Print the lines of the listing below verbatim from its first line through the line bearing "972, 1025, 1081]". Any pictures are to be omitted.

MATERIAL PROVIDED

***

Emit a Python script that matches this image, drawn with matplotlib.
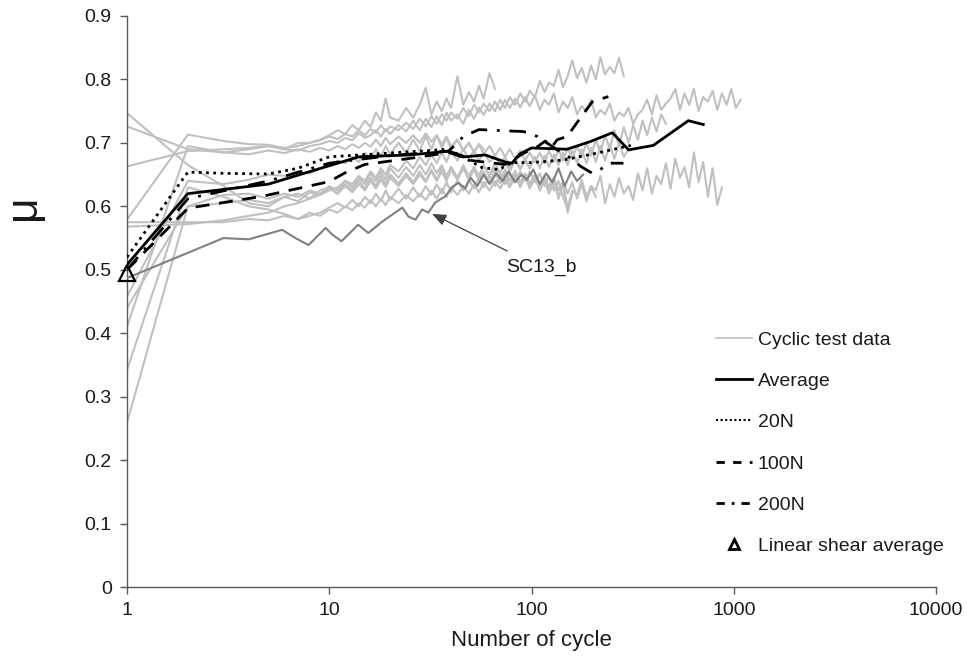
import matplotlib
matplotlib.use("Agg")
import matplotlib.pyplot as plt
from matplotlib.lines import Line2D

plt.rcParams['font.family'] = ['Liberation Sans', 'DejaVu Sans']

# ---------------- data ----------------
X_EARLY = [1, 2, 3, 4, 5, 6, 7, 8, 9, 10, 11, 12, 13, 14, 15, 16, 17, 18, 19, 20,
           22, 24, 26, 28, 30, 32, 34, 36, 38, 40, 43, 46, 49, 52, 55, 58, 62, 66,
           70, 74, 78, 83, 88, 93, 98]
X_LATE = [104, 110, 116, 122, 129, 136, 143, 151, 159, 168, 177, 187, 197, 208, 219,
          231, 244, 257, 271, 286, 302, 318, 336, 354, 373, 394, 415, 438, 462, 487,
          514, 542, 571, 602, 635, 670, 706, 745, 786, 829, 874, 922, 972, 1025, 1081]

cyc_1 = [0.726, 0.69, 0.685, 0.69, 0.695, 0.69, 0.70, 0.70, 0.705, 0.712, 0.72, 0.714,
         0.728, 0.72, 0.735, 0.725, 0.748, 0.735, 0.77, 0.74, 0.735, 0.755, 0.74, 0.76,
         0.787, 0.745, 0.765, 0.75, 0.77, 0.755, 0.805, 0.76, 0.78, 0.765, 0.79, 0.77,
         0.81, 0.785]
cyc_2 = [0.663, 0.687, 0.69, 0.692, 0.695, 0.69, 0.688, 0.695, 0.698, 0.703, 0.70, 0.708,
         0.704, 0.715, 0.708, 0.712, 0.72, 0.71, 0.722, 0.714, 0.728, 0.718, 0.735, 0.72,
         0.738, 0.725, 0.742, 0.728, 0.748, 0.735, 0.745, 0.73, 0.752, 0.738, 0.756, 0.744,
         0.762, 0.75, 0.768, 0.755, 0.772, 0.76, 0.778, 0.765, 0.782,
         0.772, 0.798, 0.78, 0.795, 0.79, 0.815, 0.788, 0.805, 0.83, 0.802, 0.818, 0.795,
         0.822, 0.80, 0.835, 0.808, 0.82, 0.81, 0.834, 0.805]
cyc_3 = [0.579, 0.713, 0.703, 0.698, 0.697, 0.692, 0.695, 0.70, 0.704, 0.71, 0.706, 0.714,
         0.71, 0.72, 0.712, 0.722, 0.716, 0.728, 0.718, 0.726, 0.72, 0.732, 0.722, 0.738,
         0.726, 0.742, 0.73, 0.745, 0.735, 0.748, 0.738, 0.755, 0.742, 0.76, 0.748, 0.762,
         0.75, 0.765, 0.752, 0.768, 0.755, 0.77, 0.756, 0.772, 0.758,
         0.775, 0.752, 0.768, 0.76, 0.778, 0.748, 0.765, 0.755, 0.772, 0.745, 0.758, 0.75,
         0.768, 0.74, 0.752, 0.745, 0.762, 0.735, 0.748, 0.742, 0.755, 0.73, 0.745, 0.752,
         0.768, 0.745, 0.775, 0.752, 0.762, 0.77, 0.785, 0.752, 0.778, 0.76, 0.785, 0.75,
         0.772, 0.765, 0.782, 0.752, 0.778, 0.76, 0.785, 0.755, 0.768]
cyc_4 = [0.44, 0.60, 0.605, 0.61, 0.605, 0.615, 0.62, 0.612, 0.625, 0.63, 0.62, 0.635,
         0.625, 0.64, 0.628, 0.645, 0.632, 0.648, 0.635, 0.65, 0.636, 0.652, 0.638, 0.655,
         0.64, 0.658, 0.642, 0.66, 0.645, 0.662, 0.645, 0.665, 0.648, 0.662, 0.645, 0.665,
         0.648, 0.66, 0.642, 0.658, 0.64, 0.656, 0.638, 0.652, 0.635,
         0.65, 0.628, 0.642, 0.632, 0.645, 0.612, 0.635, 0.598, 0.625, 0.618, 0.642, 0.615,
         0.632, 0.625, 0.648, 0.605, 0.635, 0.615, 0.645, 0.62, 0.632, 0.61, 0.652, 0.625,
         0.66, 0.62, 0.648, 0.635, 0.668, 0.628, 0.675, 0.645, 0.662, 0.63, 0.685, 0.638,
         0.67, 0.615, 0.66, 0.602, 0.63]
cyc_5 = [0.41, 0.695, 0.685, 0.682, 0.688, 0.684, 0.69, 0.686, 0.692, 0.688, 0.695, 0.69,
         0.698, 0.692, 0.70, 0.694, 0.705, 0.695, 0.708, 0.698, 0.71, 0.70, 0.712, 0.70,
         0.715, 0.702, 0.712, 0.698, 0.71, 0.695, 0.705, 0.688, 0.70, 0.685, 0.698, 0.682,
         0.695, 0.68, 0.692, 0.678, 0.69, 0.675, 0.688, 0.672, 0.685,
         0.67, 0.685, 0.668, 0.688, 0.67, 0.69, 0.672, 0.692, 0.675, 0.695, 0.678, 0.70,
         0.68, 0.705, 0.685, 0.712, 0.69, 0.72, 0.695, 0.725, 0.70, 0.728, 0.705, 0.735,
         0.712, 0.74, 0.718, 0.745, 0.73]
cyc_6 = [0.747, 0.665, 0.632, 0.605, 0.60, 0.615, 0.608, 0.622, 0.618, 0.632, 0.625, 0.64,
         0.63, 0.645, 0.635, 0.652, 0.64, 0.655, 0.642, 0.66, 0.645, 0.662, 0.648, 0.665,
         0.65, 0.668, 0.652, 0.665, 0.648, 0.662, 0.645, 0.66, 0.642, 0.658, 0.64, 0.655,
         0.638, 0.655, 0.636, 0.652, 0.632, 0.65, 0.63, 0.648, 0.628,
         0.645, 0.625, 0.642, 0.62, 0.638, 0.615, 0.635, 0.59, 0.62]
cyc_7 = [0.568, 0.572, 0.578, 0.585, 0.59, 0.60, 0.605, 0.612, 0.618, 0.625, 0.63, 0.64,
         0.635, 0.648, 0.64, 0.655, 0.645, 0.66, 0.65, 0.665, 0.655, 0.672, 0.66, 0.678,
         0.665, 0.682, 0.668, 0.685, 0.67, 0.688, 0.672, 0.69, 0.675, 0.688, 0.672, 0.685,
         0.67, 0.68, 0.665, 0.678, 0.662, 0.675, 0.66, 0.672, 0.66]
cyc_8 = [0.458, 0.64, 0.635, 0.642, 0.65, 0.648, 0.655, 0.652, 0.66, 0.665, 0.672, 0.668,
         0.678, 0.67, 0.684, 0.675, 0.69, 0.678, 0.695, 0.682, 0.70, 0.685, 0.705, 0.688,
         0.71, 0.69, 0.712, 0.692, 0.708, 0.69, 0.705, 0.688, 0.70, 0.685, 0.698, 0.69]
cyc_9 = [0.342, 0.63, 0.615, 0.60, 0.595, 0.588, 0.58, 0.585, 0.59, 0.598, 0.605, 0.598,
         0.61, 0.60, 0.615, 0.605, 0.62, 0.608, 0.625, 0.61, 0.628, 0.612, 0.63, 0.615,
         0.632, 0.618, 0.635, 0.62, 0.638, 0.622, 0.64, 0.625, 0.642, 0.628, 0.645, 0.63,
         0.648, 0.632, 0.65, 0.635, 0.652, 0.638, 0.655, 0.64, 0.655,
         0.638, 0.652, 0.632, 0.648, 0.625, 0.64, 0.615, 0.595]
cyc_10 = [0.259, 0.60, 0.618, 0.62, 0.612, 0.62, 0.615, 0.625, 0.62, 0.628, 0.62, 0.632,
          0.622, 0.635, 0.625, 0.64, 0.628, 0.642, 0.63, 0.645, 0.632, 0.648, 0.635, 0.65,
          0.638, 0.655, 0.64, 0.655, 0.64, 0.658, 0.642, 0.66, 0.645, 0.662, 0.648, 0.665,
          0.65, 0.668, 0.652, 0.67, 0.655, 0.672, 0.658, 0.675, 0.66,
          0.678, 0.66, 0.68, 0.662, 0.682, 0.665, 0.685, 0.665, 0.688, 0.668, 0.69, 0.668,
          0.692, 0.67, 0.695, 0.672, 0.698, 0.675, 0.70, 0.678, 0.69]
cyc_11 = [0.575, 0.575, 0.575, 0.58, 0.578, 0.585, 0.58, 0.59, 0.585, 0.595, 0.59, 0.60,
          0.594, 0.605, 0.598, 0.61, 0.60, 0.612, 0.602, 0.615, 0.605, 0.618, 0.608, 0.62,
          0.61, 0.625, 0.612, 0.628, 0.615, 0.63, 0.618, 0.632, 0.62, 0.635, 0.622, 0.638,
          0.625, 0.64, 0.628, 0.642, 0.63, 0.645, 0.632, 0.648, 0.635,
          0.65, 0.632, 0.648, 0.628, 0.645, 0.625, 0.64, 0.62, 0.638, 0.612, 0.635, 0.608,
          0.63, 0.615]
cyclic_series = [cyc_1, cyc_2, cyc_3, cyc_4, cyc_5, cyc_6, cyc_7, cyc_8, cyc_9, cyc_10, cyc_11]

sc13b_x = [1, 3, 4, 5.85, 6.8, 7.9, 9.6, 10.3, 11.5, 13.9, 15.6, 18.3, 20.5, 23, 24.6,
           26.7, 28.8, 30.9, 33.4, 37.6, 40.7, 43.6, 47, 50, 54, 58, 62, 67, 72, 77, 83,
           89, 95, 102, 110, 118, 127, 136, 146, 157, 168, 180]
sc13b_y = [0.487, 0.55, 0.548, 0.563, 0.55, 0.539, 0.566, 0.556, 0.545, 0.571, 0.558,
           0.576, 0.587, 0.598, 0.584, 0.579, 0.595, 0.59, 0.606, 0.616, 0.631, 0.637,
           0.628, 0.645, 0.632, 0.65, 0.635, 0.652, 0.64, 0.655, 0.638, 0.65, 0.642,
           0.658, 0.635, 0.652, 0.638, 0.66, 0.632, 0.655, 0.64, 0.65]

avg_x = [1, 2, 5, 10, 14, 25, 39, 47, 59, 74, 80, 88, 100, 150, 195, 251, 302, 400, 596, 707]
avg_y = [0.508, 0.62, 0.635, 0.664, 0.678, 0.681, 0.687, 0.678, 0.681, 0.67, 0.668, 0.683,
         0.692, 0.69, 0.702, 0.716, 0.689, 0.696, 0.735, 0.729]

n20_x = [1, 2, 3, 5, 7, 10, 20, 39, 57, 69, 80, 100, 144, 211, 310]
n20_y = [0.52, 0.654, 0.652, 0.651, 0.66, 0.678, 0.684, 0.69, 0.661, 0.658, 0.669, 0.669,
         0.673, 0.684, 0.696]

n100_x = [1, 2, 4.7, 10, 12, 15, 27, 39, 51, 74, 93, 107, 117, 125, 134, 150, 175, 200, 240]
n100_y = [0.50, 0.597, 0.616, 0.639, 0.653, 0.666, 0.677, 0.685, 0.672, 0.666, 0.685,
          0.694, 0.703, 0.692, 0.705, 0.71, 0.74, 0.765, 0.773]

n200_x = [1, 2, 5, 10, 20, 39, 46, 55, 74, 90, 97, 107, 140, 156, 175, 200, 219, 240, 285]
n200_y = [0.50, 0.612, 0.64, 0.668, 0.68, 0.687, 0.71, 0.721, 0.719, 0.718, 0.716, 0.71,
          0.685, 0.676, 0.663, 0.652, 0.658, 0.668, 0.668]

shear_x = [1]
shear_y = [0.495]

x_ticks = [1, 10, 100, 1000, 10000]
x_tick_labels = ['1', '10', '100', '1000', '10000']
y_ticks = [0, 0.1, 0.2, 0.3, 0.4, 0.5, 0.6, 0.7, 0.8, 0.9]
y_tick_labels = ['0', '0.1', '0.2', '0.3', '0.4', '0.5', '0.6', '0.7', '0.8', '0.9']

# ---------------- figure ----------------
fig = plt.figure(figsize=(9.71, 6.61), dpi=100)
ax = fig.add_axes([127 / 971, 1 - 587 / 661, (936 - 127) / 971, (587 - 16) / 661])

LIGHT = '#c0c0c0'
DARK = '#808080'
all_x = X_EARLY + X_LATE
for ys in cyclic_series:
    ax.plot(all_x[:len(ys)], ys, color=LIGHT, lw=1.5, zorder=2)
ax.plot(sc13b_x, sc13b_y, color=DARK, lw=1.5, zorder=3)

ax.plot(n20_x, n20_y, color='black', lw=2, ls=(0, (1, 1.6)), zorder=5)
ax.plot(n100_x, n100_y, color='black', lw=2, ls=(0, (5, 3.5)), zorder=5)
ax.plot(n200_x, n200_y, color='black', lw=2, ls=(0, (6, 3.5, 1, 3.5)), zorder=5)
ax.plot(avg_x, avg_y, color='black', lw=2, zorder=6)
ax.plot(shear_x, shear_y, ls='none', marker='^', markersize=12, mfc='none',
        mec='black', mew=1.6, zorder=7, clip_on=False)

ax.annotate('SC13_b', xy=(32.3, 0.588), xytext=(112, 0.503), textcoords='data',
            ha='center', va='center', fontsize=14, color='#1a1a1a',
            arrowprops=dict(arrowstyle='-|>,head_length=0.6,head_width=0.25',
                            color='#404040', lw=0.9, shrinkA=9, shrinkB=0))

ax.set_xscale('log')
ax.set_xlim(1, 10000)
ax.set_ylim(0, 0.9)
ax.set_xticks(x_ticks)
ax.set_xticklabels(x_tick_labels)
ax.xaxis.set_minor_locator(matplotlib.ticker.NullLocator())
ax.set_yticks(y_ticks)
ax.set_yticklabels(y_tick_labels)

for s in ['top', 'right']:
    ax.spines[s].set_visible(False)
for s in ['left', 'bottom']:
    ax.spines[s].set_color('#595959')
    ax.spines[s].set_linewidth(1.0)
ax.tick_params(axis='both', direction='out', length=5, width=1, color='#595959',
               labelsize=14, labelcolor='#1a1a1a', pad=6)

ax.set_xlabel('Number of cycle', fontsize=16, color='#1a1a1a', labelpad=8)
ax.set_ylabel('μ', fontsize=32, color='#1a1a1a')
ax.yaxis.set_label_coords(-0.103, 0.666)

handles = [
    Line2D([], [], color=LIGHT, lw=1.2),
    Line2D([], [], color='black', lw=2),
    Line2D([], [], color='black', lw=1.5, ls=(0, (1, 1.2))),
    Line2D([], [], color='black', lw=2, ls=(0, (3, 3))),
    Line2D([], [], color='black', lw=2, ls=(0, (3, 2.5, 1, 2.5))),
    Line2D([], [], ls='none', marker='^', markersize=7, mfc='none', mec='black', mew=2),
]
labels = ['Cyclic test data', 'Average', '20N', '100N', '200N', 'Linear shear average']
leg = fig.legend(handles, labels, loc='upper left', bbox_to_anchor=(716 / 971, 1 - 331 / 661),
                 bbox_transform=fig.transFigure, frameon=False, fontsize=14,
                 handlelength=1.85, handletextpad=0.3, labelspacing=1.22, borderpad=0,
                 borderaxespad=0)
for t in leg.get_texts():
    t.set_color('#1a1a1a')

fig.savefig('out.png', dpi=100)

***

EXERCISE OUTPUT
Emit a Python script that matches this image, drawn with matplotlib.
import matplotlib
matplotlib.use("Agg")
import matplotlib.pyplot as plt
from matplotlib.lines import Line2D

plt.rcParams['font.family'] = ['Liberation Sans', 'DejaVu Sans']

# ---------------- data ----------------
X_EARLY = [1, 2, 3, 4, 5, 6, 7, 8, 9, 10, 11, 12, 13, 14, 15, 16, 17, 18, 19, 20,
           22, 24, 26, 28, 30, 32, 34, 36, 38, 40, 43, 46, 49, 52, 55, 58, 62, 66,
           70, 74, 78, 83, 88, 93, 98]
X_LATE = [104, 110, 116, 122, 129, 136, 143, 151, 159, 168, 177, 187, 197, 208, 219,
          231, 244, 257, 271, 286, 302, 318, 336, 354, 373, 394, 415, 438, 462, 487,
          514, 542, 571, 602, 635, 670, 706, 745, 786, 829, 874, 922, 972, 1025, 1081]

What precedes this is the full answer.